Work to do => Extract, unchanged, every line from the top of the material below through the line with "Chart.register(...registerables);", and no more.

Material =>
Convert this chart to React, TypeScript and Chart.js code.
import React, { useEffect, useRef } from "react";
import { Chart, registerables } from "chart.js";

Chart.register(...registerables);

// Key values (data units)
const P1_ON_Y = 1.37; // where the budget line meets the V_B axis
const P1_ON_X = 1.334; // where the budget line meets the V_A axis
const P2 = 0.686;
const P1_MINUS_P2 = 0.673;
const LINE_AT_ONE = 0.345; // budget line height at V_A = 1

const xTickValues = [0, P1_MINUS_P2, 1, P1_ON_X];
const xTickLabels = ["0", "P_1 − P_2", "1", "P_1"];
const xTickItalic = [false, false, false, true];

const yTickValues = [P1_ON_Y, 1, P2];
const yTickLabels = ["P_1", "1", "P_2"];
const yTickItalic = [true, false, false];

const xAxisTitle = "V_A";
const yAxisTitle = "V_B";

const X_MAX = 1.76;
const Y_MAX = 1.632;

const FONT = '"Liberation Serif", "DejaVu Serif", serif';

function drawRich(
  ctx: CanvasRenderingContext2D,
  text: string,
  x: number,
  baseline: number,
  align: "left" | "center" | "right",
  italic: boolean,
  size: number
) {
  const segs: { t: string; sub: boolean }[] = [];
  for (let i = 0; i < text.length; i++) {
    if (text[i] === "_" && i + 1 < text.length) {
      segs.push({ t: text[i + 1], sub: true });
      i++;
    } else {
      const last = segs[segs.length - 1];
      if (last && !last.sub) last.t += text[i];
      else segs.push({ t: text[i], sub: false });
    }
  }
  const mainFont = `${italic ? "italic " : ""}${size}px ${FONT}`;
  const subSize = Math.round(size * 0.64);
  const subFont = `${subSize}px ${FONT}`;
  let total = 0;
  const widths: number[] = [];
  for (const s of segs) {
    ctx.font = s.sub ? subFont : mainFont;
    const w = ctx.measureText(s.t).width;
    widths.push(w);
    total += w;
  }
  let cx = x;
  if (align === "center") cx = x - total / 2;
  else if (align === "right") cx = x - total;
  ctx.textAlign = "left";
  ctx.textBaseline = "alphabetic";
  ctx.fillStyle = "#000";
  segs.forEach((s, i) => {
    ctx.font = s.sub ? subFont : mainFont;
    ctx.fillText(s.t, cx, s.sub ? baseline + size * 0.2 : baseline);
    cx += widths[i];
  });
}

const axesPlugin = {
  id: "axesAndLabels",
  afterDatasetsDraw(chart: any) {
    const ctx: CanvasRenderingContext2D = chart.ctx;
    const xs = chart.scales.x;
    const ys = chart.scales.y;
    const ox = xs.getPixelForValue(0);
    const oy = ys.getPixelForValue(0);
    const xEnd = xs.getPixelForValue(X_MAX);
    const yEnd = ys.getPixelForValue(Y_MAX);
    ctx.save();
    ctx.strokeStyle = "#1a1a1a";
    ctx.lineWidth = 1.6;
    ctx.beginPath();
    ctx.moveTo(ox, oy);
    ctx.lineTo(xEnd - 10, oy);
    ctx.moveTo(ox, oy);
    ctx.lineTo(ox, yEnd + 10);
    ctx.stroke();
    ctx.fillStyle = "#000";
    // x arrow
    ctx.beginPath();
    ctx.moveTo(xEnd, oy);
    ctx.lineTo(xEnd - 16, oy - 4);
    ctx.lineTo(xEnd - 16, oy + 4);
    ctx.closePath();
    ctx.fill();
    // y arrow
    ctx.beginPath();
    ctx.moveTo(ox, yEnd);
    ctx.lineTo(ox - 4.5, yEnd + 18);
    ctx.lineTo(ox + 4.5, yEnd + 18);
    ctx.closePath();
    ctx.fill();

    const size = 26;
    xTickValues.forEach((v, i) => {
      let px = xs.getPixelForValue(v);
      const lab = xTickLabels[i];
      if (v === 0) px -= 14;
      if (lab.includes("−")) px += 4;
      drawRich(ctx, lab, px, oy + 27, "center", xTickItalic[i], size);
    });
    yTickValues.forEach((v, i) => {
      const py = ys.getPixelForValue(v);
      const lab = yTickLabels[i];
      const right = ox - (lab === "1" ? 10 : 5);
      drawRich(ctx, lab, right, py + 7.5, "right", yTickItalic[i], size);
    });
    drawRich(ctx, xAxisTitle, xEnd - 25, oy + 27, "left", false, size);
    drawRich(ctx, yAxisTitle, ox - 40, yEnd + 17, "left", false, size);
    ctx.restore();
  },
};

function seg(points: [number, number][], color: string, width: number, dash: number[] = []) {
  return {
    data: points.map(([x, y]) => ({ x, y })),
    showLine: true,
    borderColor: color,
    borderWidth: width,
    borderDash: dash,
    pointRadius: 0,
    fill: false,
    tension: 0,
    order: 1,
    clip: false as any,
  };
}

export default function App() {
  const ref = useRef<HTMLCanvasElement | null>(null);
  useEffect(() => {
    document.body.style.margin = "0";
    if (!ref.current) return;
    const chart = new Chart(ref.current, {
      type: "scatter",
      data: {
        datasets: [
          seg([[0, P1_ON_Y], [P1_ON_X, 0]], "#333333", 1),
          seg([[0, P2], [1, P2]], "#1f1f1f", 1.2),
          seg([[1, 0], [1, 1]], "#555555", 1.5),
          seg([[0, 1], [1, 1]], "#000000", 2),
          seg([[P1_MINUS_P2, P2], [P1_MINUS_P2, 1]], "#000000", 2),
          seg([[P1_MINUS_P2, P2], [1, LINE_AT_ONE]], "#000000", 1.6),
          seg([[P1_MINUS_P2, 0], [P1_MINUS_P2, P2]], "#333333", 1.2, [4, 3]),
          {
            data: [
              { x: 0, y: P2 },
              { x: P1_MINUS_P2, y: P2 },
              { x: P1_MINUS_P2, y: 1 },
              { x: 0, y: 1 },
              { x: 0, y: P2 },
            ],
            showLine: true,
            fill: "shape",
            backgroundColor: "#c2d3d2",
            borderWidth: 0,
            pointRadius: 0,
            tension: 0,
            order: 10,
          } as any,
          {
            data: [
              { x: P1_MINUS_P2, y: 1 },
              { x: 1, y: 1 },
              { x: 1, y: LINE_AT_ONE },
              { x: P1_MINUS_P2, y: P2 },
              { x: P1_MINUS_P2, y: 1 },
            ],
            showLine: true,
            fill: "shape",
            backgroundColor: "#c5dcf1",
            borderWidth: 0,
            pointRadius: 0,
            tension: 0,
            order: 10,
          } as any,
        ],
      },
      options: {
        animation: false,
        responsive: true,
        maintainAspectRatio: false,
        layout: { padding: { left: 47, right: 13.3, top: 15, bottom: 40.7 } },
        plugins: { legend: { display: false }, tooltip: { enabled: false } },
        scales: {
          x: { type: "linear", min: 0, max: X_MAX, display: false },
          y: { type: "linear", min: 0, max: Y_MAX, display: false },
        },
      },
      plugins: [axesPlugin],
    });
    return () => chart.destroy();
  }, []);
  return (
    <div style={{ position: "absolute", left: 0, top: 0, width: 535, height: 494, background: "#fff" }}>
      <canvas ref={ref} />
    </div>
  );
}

Expected output =>
Convert this chart to React, TypeScript and Chart.js code.
import React, { useEffect, useRef } from "react";
import { Chart, registerables } from "chart.js";

Chart.register(...registerables);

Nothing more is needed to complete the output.